The second institution, in contrast, has a reactive and back-footed culture—one focused more on staying out of trouble, ensuring regulatory compliance, and making sure all the boxes are ticked. Its managers are generally content to move with the pack on risk issues, preferring to wait for regulatory criticism or reprimand before upgrading subpar practices. They are afraid of knowing what they don’t know, and they fear the reaction of the board, regulators, and investors. Many would rather ignore undesirable behaviors because they don’t know how to manage them and because managing them would demand time and might affect their cost base. This organization’s stance is, “Let’s wait until we really need to deal with these unpleasant things, because they’re anomalies that may turn out to be nothing at all.”

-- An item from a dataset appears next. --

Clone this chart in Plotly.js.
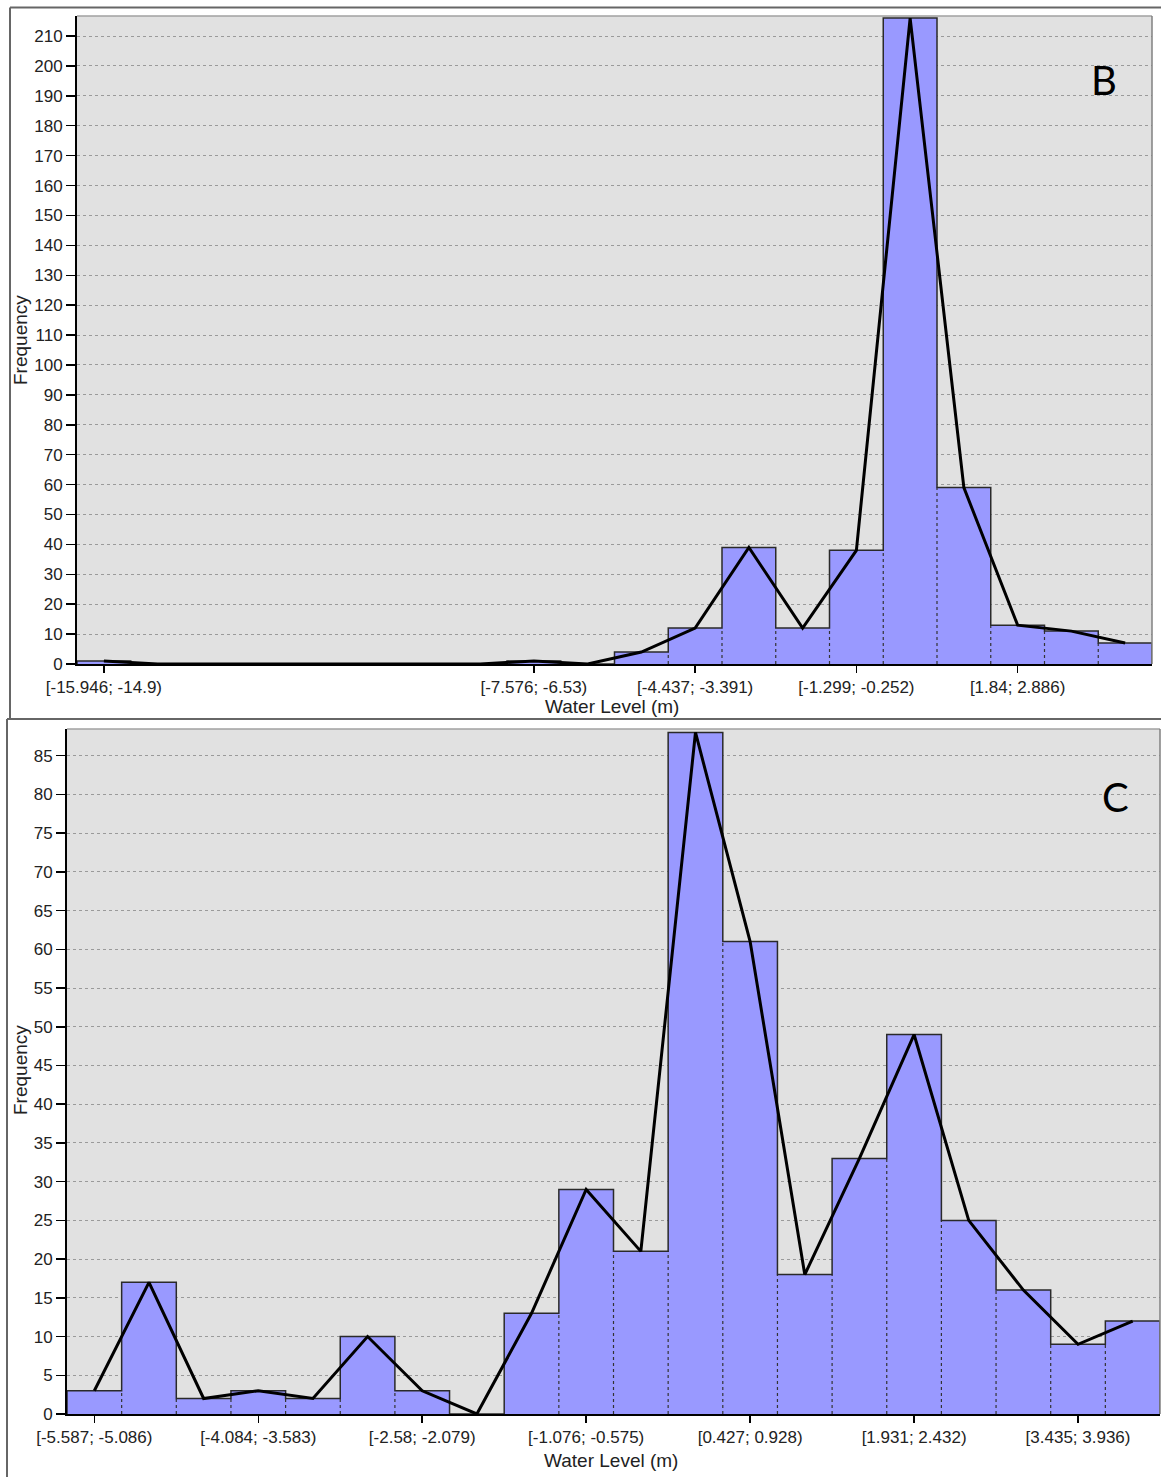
<!DOCTYPE html>
<html>
<head>
<meta charset="utf-8">
<script src="https://cdn.plot.ly/plotly-3.0.1.min.js"></script>
<style>html,body{margin:0;padding:0;background:#fff;}#chart{width:1161px;height:1477px;}</style>
</head>
<body>
<div id="chart"></div>
<script>
// ---------- Panel B data ----------
const binsB = ['[-15.946; -14.9)','[-14.9; -13.854)','[-13.854; -12.807)','[-12.807; -11.761)','[-11.761; -10.715)',
  '[-10.715; -9.668)','[-9.668; -8.622)','[-8.622; -7.576)','[-7.576; -6.53)','[-6.53; -5.483)',
  '[-5.483; -4.437)','[-4.437; -3.391)','[-3.391; -2.345)','[-2.345; -1.299)','[-1.299; -0.252)',
  '[-0.252; 0.794)','[0.794; 1.84)','[1.84; 2.886)','[2.886; 3.933)','[3.933; 4.979)'];
const countsB = [1,0,0,0,0,0,0,0,1,0,4,12,39,12,38,216,59,13,11,7];
const ticksB = ['[-15.946; -14.9)','[-7.576; -6.53)','[-4.437; -3.391)','[-1.299; -0.252)','[1.84; 2.886)'];

// ---------- Panel C data ----------
const binsC = ['[-5.587; -5.086)','[-5.086; -4.585)','[-4.585; -4.084)','[-4.084; -3.583)','[-3.583; -3.082)',
  '[-3.082; -2.58)','[-2.58; -2.079)','[-2.079; -1.578)','[-1.578; -1.076)','[-1.076; -0.575)',
  '[-0.575; -0.074)','[-0.074; 0.427)','[0.427; 0.928)','[0.928; 1.429)','[1.429; 1.931)',
  '[1.931; 2.432)','[2.432; 2.933)','[2.933; 3.435)','[3.435; 3.936)','[3.936; 4.437)'];
const countsC = [3,17,2,3,2,10,3,0,13,29,21,88,61,18,33,49,25,16,9,12];
const ticksC = ['[-5.587; -5.086)','[-4.084; -3.583)','[-2.58; -2.079)','[-1.076; -0.575)','[0.427; 0.928)','[1.931; 2.432)','[3.435; 3.936)'];

const panelLetters = ['B','C'];
const xTitle = 'Water Level (m)';
const yTitle = 'Frequency';

const BAR = '#9999ff';
const FONT = 'Liberation Sans, Arial, sans-serif';

function panelTraces(bins, counts, xa, ya) {
  const idx = bins.map((b, i) => i);
  // step outline
  const ox = [-0.5], oy = [0];
  counts.forEach((c, i) => { ox.push(i - 0.5, i + 0.5); oy.push(c, c); });
  ox.push(counts.length - 0.5); oy.push(0);
  // dotted separators
  const sx = [], sy = [];
  for (let i = 0; i < counts.length - 1; i++) {
    const m = Math.min(counts[i], counts[i + 1]);
    if (m > 0) { sx.push(i + 0.5, i + 0.5, null); sy.push(0, m, null); }
  }
  return [
    {type: 'bar', x: idx, y: counts, width: 1, marker: {color: BAR, line: {width: 0}},
     xaxis: xa, yaxis: ya, hoverinfo: 'skip', showlegend: false},
    {type: 'scatter', mode: 'lines', x: sx, y: sy, line: {color: '#333', width: 1.2, dash: 'dot'},
     xaxis: xa, yaxis: ya, hoverinfo: 'skip', showlegend: false},
    {type: 'scatter', mode: 'lines', x: ox, y: oy, line: {color: '#2a2a2a', width: 1.5},
     xaxis: xa, yaxis: ya, hoverinfo: 'skip', showlegend: false},
    {type: 'scatter', mode: 'lines', x: idx, y: counts, line: {color: '#000', width: 3},
     xaxis: xa, yaxis: ya, hoverinfo: 'skip', showlegend: false}
  ];
}

const data = [].concat(panelTraces(binsB, countsB, 'x', 'y'), panelTraces(binsC, countsC, 'x2', 'y2'));

const W = 1161, H = 1477;
const px = v => v / W, py = v => 1 - v / H;

function xAxis(bins, ticks, dom, anchor) {
  return {
    domain: dom, anchor: anchor, range: [-0.5, bins.length - 0.5],
    tickmode: 'array', tickvals: ticks.map(t => bins.indexOf(t)), ticktext: ticks,
    ticks: 'outside', ticklen: 7, tickwidth: 1.5, tickcolor: '#000',
    showline: true, linecolor: '#000', linewidth: 2, showgrid: false, zeroline: false,
    tickfont: {family: FONT, size: 17, color: '#222'}, fixedrange: true
  };
}
function yAxis(max, dtick, dom, anchor) {
  return {
    domain: dom, anchor: anchor, range: [0, max], dtick: dtick, tick0: 0,
    ticks: 'outside', ticklen: 9, tickwidth: 1.5, tickcolor: '#000',
    showline: true, linecolor: '#000', linewidth: 2,
    showgrid: true, gridcolor: '#9a9a9a', gridwidth: 1, griddash: 'dot', zeroline: false,
    tickfont: {family: FONT, size: 17, color: '#222'}, fixedrange: true
  };
}

const topX = [77, 1152], topY = [16, 664];
const botX = [67, 1160], botY = [729, 1414];

const layout = {
  width: W, height: H, margin: {l: 0, r: 0, t: 0, b: 0},
  paper_bgcolor: '#fff', plot_bgcolor: '#e1e1e1', showlegend: false, bargap: 0,
  xaxis: xAxis(binsB, ticksB, [px(topX[0]), px(topX[1])], 'y'),
  yaxis: yAxis(216.7, 10, [py(topY[1]), py(topY[0])], 'x'),
  xaxis2: xAxis(binsC, ticksC, [px(botX[0]), px(botX[1])], 'y2'),
  yaxis2: yAxis(88.45, 5, [py(botY[1]), py(botY[0])], 'x2'),
  shapes: [
    // plot-area top and right borders
    {type: 'line', xref: 'paper', yref: 'paper', x0: px(topX[0]), x1: px(topX[1]), y0: py(topY[0]), y1: py(topY[0]), line: {color: '#a0a0a0', width: 1.5}},
    {type: 'line', xref: 'paper', yref: 'paper', x0: px(topX[1]), x1: px(topX[1]), y0: py(topY[0]), y1: py(topY[1]), line: {color: '#808080', width: 1.5}},
    {type: 'line', xref: 'paper', yref: 'paper', x0: px(botX[0]), x1: px(botX[1]), y0: py(botY[0]), y1: py(botY[0]), line: {color: '#a0a0a0', width: 1.5}},
    {type: 'line', xref: 'paper', yref: 'paper', x0: px(botX[1]), x1: px(botX[1]), y0: py(botY[0]), y1: py(botY[1]), line: {color: '#808080', width: 1.5}},
    // panel frames
    {type: 'line', xref: 'paper', yref: 'paper', x0: px(10), x1: 1, y0: py(7.5), y1: py(7.5), line: {color: '#666', width: 2}},
    {type: 'line', xref: 'paper', yref: 'paper', x0: px(10), x1: px(10), y0: py(7.5), y1: py(719), line: {color: '#666', width: 2}},
    {type: 'line', xref: 'paper', yref: 'paper', x0: px(7), x1: 1, y0: py(719), y1: py(719), line: {color: '#666', width: 2}},
    {type: 'line', xref: 'paper', yref: 'paper', x0: px(7), x1: px(7), y0: py(719), y1: 0, line: {color: '#666', width: 2}}
  ],
  annotations: [
    {xref: 'paper', yref: 'paper', x: px(20), y: py(340), text: yTitle, textangle: -90, showarrow: false,
     xanchor: 'center', yanchor: 'middle', font: {family: FONT, size: 19, color: '#222'}},
    {xref: 'paper', yref: 'paper', x: px(612), y: py(707), text: xTitle, showarrow: false,
     xanchor: 'center', yanchor: 'middle', font: {family: FONT, size: 19, color: '#222'}},
    {xref: 'paper', yref: 'paper', x: px(20), y: py(1070), text: yTitle, textangle: -90, showarrow: false,
     xanchor: 'center', yanchor: 'middle', font: {family: FONT, size: 19, color: '#222'}},
    {xref: 'paper', yref: 'paper', x: px(611), y: py(1460), text: xTitle, showarrow: false,
     xanchor: 'center', yanchor: 'middle', font: {family: FONT, size: 19, color: '#222'}},
    {xref: 'paper', yref: 'paper', x: px(1104), y: py(80), text: panelLetters[0], showarrow: false,
     xanchor: 'center', yanchor: 'middle', font: {family: 'Lato, Open Sans, sans-serif', size: 40, color: '#000'}},
    {xref: 'paper', yref: 'paper', x: px(1115), y: py(797), text: panelLetters[1], showarrow: false,
     xanchor: 'center', yanchor: 'middle', font: {family: 'Lato, Open Sans, sans-serif', size: 40, color: '#000'}}
  ]
};

Plotly.newPlot('chart', data, layout, {staticPlot: true, displayModeBar: false});
</script>
</body>
</html>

A separate institution had such a mind-set during the mortgage crisis. Managers did not trust their own models, which accurately predicted the severity of the issues to come. They knew that if the models were correct, they would be in more trouble than they knew how to handle, and so they found it easier to assume that the models were wrong—or to hope that the risk would crest and fall before the model’s estimates came true. Whether from fear or hubris, managers convinced themselves that they were safer than they really were. Even as the crisis developed, they were confident that they would not experience the mishaps befalling similar companies. In the end, the company’s refusal to acknowledge and address risk left it far more vulnerable than managers expected, and it was hit particularly hard.